Sugar Ray
The funk-metal band that flipped into sunshine pop overnight with "Fly" in 1997—a reggae-tinged groove with bleak lyrics about death wrapped in an impossibly breezy hook, with Mark McGrath's frosted tips becoming the era's defining haircut. They owned the radio from 1997 to 2001—"Every Morning," "Someday," "When It's Over"—then eased into the fade, with McGrath resurfacing as a celebrity-news host on Extra.
Formed in 1986 in Newport Beach, California, Sugar Ray began their career as a funk-metal band of no particular consequence, originally operating under the name Shrinky Dinx until Milton Bradley, maker of the Shrinky Dinks toy, threatened a lawsuit and forced the change. For nearly a decade, the band toiled in obscurity, releasing Lemonade and Brownies in 1995 to minimal attention.

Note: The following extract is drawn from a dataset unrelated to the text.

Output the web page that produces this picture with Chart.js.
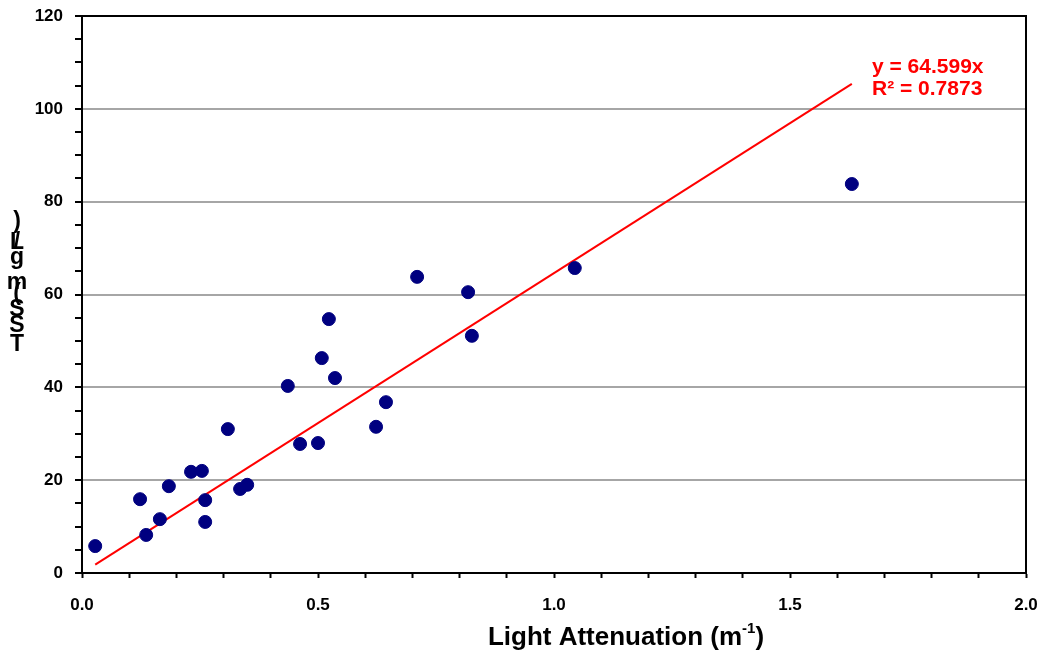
<!DOCTYPE html>
<html>
<head>
<meta charset="utf-8">
<script src="https://cdn.jsdelivr.net/npm/chart.js"></script>
<style>
    html, body { margin: 0; padding: 0; background: #fff; }
    #wrap { width: 1041px; height: 651px; }
</style>
</head>
<body>
<div id="wrap"><canvas id="chart" width="1041" height="651"></canvas></div>
<script>
// 数据
const attenuation = [0.028, 0.123, 0.136, 0.165, 0.184, 0.231, 0.254, 0.261, 0.261, 0.309,
    0.335, 0.350, 0.436, 0.462, 0.500, 0.508, 0.523, 0.536, 0.623, 0.644,
    0.710, 0.818, 0.826, 1.044, 1.631];
const tss = [5.8, 15.9, 8.2, 11.6, 18.7, 21.8, 22.0, 15.7, 11.0, 31.0,
    18.1, 19.0, 40.3, 27.8, 28.0, 46.3, 54.7, 42.0, 31.5, 36.8,
    63.8, 60.5, 51.1, 65.7, 83.8];
const slope = 64.599;
const rSquared = 0.7873;
const yTitle = 'TSS (mg/L)';
const xTitle = 'Light Attenuation (m';

const points = attenuation.map((x, i) => ({ x: x, y: tss[i] }));
const minX = Math.min(...attenuation);
const maxX = Math.max(...attenuation);
const trend = [{ x: minX, y: slope * minX }, { x: maxX, y: slope * maxX }];

const FAMILY = 'Liberation Sans, Arial, sans-serif';
const tickFont = { family: FAMILY, size: 17, weight: 'bold' };

// 边框和标题
const extras = {
    id: 'extras',
    afterDatasetsDraw(chart) {
        const ctx = chart.ctx;
        const a = chart.chartArea;
        ctx.save();
        // 上边和右边框
        ctx.strokeStyle = '#000';
        ctx.lineWidth = 2;
        ctx.beginPath();
        ctx.moveTo(a.left, a.top);
        ctx.lineTo(a.right, a.top);
        ctx.lineTo(a.right, a.bottom);
        ctx.stroke();

        // 趋势线公式
        ctx.fillStyle = '#ff0000';
        ctx.font = 'bold 21px ' + FAMILY;
        ctx.textAlign = 'left';
        ctx.textBaseline = 'alphabetic';
        ctx.fillText('y = ' + slope + 'x', 872, 73);
        ctx.fillText('R\u00b2 = ' + rSquared, 872, 95);

        // x轴标题 (带上标)
        ctx.fillStyle = '#000';
        ctx.font = 'bold 26px ' + FAMILY;
        const w1 = ctx.measureText(xTitle).width;
        const w3 = ctx.measureText(')').width;
        ctx.font = 'bold 15px ' + FAMILY;
        const w2 = ctx.measureText('-1').width;
        const x0 = 626 - (w1 + w2 + w3) / 2;
        ctx.font = 'bold 26px ' + FAMILY;
        ctx.fillText(xTitle, x0, 645);
        ctx.fillText(')', x0 + w1 + w2, 645);
        ctx.font = 'bold 15px ' + FAMILY;
        ctx.fillText('-1', x0 + w1, 633);

        // y轴标题 (字符叠在一起)
        ctx.textAlign = 'center';
        ctx.textBaseline = 'middle';
        ctx.font = 'bold 23px ' + FAMILY;
        const centers = [345, 326, 310, 0, 294, 283, 258, 243, 243, 222];
        yTitle.split('').forEach((ch, i) => {
            if (ch === ' ') return;
            ctx.fillText(ch, 17, centers[i]);
        });
        ctx.restore();
    }
};

new Chart(document.getElementById('chart'), {
    type: 'scatter',
    data: {
        datasets: [{
            data: points,
            backgroundColor: '#000080',
            borderColor: '#000080',
            pointRadius: 6.5,
            pointHoverRadius: 6.5,
            order: 0
        }, {
            type: 'line',
            data: trend,
            borderColor: '#ff0000',
            borderWidth: 2,
            pointRadius: 0,
            fill: false,
            order: 1
        }]
    },
    options: {
        responsive: false,
        animation: false,
        devicePixelRatio: 1,
        layout: { padding: { left: 0, right: 15, top: 16, bottom: 0 } },
        plugins: {
            legend: { display: false },
            tooltip: { enabled: false }
        },
        scales: {
            x: {
                type: 'linear',
                min: 0,
                max: 2,
                afterFit(scale) {
                    scale.height = 78;
                    scale.paddingLeft = 0;
                    scale.paddingRight = 0;
                },
                ticks: {
                    stepSize: 0.1,
                    autoSkip: false,
                    maxRotation: 0,
                    padding: 17,
                    color: '#000',
                    font: tickFont,
                    callback: v => Math.round(v * 10) % 5 === 0 ? v.toFixed(1) : ''
                },
                grid: {
                    color: 'transparent',
                    tickColor: '#000',
                    tickLength: 5,
                    tickWidth: 2
                },
                border: { color: '#000', width: 2 }
            },
            y: {
                min: 0,
                max: 120,
                afterFit(scale) {
                    scale.width = 82;
                    scale.paddingTop = 0;
                    scale.paddingBottom = 0;
                },
                ticks: {
                    stepSize: 5,
                    autoSkip: false,
                    padding: 12,
                    color: '#000',
                    font: tickFont,
                    callback: v => v % 20 === 0 ? v : ''
                },
                grid: {
                    color: c => (c.tick && c.tick.value % 20 === 0 && c.tick.value > 0 && c.tick.value < 120) ? '#a6a6a6' : 'transparent',
                    lineWidth: 2,
                    tickColor: '#000',
                    tickLength: 7,
                    tickWidth: 2
                },
                border: { color: '#000', width: 2 }
            }
        }
    },
    plugins: [extras]
});
</script>
</body>
</html>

Then, in 1997, everything changed with a single song called "Fly." Pulled from their album Floored and featuring the reggae artist Super Cat, the track achieved something remarkable: it went to number one on Billboard's airplay chart—and, with no commercial single released, never appeared on the Hot 100 at all. The song was a masterpiece of contradictions—lyrically bleak and introspective (lyrics about death and loss), musically breezy and reggae-tinged, delivered by Mark McGrath in a vocal style so effortless it sounded like he wasn't even trying. The frosted tips, the sun-bleached California vibe, the reggae lilt—all of it combined to flip the band's entire trajectory in an instant. They went from complete obscurity to ubiquity overnight.
14:59 (1999)—the title a self-aware joke suggesting their fifteen minutes of fame hadn't expired yet—doubled down on the winning formula and delivered multiple hits: "Every Morning" peaked at number three on the Hot 100, "Someday" hit number seven, and the album went 3x platinum. The self-titled album in 2001 added "When It's Over" (number 13), continuing the winning streak. Mark McGrath became one of the defining faces of turn-of-the-millennium radio, his frosted tips and California ease marking an entire era of pop-rock radio production. The fade came later, when McGrath co-hosted the celebrity-news show Extra from 2004 to 2008, keeping his face in the media ecosystem even as Sugar Ray's chart presence diminished. The band never broke up, however, and continued to tour the summer-nostalgia circuit, playing the state fairs and theme parks where the hits of the 90s and early 2000s never quite died.